In the first room of the Petit Palais exhibition, visitors can see one of Repin’s masterpieces, Barge Haulers on the Volga (1873). This large canvas is the result of a study trip Repin made in 1870 along the Volga River, where he was struck by the power of the men at work. He made numerous studies prior to this painting, which show his acute sense of drawing and portraiture. His talent was noticed by the Grand Duke Vladimir who, even before its completion, decided to buy the painting for his palace on the banks of the Neva. The work aroused both admiration and abundant criticism: why, asked his detractors, paint dirty working men? But, reviewed today, it cannot leave anyone indifferent, since one of Repin’s best qualities, his empathy for the people, is already apparent . The painting was sent to the World Exhibition in Vienna in 1873 and won a gold medal.
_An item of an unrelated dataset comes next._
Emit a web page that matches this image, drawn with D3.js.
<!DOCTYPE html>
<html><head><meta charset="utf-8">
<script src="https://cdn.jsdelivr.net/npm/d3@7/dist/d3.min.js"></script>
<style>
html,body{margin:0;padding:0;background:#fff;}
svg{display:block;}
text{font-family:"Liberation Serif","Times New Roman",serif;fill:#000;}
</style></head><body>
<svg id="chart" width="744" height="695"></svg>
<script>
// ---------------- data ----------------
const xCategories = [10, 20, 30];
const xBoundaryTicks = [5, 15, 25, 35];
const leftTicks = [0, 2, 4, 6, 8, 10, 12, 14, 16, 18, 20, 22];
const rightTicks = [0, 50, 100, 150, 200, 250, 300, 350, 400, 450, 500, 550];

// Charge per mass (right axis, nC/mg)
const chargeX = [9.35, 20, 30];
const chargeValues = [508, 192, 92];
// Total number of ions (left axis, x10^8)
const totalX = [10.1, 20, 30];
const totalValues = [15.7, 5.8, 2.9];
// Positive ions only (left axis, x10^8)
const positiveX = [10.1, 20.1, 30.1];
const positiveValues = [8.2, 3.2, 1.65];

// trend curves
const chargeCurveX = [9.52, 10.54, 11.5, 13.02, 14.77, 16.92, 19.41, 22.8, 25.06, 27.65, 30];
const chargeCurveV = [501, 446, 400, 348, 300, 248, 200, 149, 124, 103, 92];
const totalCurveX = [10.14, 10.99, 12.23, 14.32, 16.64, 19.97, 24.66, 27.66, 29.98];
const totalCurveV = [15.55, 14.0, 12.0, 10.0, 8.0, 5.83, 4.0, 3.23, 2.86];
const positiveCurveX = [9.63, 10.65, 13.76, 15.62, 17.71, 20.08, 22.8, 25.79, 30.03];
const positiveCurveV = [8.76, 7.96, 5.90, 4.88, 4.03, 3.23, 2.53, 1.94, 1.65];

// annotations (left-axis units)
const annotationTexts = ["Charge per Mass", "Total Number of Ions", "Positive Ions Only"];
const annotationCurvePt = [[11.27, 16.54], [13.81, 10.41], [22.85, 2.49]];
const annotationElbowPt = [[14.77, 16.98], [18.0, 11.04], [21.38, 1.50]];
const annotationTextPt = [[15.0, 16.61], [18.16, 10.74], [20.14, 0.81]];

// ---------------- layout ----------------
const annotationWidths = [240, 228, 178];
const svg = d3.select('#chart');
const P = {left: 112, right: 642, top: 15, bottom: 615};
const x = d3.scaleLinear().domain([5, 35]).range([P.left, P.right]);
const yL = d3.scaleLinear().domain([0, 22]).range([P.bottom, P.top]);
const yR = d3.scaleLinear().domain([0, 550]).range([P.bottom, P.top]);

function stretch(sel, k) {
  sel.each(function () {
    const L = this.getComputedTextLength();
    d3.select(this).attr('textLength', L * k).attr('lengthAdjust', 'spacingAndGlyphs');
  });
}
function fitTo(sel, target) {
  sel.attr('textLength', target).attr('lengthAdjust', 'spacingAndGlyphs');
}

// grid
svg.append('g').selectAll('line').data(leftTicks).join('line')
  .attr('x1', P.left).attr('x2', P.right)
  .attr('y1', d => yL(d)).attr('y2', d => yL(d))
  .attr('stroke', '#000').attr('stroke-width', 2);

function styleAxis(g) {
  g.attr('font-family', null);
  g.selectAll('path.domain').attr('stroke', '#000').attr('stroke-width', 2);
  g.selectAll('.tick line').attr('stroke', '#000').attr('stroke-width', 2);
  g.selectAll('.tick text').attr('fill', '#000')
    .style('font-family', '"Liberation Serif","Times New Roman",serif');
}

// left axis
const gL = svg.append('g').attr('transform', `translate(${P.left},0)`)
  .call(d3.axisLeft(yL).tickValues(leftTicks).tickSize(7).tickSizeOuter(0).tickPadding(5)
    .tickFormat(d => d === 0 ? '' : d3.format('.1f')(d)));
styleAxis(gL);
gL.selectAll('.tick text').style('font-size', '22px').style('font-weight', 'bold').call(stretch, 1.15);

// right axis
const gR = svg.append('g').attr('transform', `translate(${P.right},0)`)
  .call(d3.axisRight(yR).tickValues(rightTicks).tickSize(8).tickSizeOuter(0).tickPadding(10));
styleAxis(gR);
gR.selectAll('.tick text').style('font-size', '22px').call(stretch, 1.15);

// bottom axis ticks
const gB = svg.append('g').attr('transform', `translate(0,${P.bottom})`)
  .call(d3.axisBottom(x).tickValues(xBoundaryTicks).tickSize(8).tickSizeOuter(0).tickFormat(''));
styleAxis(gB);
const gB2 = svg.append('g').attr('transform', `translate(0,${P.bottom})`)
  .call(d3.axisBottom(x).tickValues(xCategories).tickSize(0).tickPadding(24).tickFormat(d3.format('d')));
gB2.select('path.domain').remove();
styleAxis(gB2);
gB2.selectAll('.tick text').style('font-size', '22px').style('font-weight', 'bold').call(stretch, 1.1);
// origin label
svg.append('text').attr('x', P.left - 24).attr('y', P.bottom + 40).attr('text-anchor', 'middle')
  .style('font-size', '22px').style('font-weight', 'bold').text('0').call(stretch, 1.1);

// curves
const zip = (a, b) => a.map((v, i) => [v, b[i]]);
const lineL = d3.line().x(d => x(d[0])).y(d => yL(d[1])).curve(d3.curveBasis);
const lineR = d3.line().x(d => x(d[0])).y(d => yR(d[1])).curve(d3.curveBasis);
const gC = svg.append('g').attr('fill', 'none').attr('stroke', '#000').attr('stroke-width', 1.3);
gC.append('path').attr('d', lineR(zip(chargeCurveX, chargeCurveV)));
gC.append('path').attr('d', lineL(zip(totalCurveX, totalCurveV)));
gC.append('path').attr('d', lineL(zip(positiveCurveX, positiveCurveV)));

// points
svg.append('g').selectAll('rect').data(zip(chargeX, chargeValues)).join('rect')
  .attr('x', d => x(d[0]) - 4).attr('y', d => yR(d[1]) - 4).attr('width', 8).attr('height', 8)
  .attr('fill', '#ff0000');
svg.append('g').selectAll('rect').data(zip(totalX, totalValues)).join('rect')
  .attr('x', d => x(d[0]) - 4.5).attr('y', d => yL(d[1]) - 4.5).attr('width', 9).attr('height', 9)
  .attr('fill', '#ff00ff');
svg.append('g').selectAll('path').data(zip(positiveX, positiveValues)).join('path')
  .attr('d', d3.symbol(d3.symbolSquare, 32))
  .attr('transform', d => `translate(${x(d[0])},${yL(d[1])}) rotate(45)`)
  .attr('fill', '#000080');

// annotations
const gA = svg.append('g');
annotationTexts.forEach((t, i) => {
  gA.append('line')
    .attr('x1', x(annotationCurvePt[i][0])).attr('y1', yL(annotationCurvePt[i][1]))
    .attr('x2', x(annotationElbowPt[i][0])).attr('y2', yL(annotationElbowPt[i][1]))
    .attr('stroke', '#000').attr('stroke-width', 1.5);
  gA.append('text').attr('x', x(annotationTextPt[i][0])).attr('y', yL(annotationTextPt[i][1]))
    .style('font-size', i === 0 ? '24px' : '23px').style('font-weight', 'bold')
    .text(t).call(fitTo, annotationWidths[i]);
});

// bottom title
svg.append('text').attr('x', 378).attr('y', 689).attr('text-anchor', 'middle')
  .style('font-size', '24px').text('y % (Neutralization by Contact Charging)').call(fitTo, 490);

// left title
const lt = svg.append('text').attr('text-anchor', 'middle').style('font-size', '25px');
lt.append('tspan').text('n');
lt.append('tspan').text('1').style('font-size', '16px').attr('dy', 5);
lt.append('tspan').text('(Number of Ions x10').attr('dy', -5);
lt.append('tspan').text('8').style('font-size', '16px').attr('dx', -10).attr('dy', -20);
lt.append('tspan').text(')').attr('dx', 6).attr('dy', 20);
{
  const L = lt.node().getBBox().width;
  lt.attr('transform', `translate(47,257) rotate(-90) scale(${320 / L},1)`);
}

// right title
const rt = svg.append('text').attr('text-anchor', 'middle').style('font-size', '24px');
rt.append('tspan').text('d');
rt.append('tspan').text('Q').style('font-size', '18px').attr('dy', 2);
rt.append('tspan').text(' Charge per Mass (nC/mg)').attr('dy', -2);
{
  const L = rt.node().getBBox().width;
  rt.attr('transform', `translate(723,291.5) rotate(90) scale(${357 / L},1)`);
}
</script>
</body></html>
A few years later, Soviet theorists were pleased to read into this work a manifesto against Tsarist oppression. Repin, however, simply wanted to depict the daily life of the poor in all its intensity. Dostoyevsky understood this, writing about the Haulers: “if they had not been so simple and natural, they would not have made such an effect.”
Next, the exhibition displays portraits of Repin’s family. His wife, Vera Repin, is represented in a magnificent painting entitled At Rest (1882) in which one perceives a mother’s brief respite from her daily toils. The painter also knows how to capture with genius the insouciance and grace of childhood, with the portraits of his own children—his son Yuri, his daughters, Vera and Nadia.
Thanks to funding from the Academy of Fine Arts, Repin made several trips to France, which, like Italy, was essential to the itinerary of any Russian artist. However, he did not allow himself to be merely ‘impressed.’ Indeed, he criticized the Impressionists for their excessive taste in the pretty and the charming, to the detriment both of the soul and true realism. He was nevertheless influenced by Manet’s technique, and his ability to make whites and blacks vibrate, as shown in his extraordinary portrait of an old Jewish man.
This mastery of portraiture is further evinced by a beautiful series of portraits of the great musicians of his time: Cesar Cui, Modest Mussorgsky, Mikhail Glinka, and Alexander Glazunov. Repin was a music lover and found in the works of these composers a transposition of what he himself sought to do through his paintings: to capture the essence of the Russian soul, through a mixture of inspiration and formal innovation.
Repin was encouraged in his work as a portraitist by his friend and patron Pavel Tretyakov, an entrepreneur and essential figure in the Russian artistic milieu of the time, who used his wealth to support promising artists, among them, Repin, Polenov, and the Ambulant school. Fascinated by London’s National Portrait Gallery and wanting to create something similar in Russia, Tretyakov commissioned a multitude of portraits of the luminaries of the time, providing the basis for Moscow’s eponymous Tretyakov Gallery. It was at Tretyakov’s request that Repin executed the superb portraits of the writer Leo Tolstoy with whom he had a close friendship and correspondence. The exhibition thus offers an exceptional journey into the heart of Russian society and culture in the years 1880-1900, an era characterized by an emulous fertility between European capitals.
The visitor will be struck by the diversity of the paintings exhibited. Ilya Repin is not reducible to one style or subject . He pays the same benevolent attention to the greatest artists of his time as he does to the fisherman’s daughter of the Normandy coast. But, without question, the leading thread in his work remains his passionate love for his country, in all its excesses, pains, and joys. The great fresco The Religious Procession in the Province of Kursk (1883) depicts the humble pilgrims as well as the proud bourgeois, with the same shimmering of colors and textures that we find in another celebrated work, Reply of the Zaporozhian Cossacks to the Turkish Sultan (1891). This is an exuberant painting, which, nonetheless, requires careful attention in order to appreciate how each character is individually rendered, truculent and full of life.
The exhibition ends with Repin’s official paintings for the Tsarist regime, during the reigns of Alexander III and Nicholas II. The dignity of the scene of Alexander III Addressing the Deans of the Cantons, or the official portrait of Emperor Nicholas II, offers us an artist resistant to category, rather than a revolutionary looking forward to the fall of the empire. Shortly before the Russian Revolution, at the request of Nicholas II he created a representation of the Council of State so large it is very hard to move, and must be viewed at St Petersburg’s Russian Museum. Nevertheless, some preparatory portraits of the councilors can be seen in Paris, part of a series of 80 intended to be put together on a single canvas.
At the end of his life Repin suffered from painful arthritis, which prevented him from painting as much as he wanted. Although his youngest daughter continued to live at his Zdranevo estate, in present-day Belarus, so that the family were considered ‘enemies of the people,’ his second residence, in Kuokkala, a few kilometers from Saint Petersburg, happened to be in Finnish territory, and there he remained, suspicious of the new order, refusing to return to Russia. When he died in 1930 his family went into exile, eventually reaching France, where they still live, helping to popularize Repin’s extraordinary work—the best of figurative painting at the service of the soul.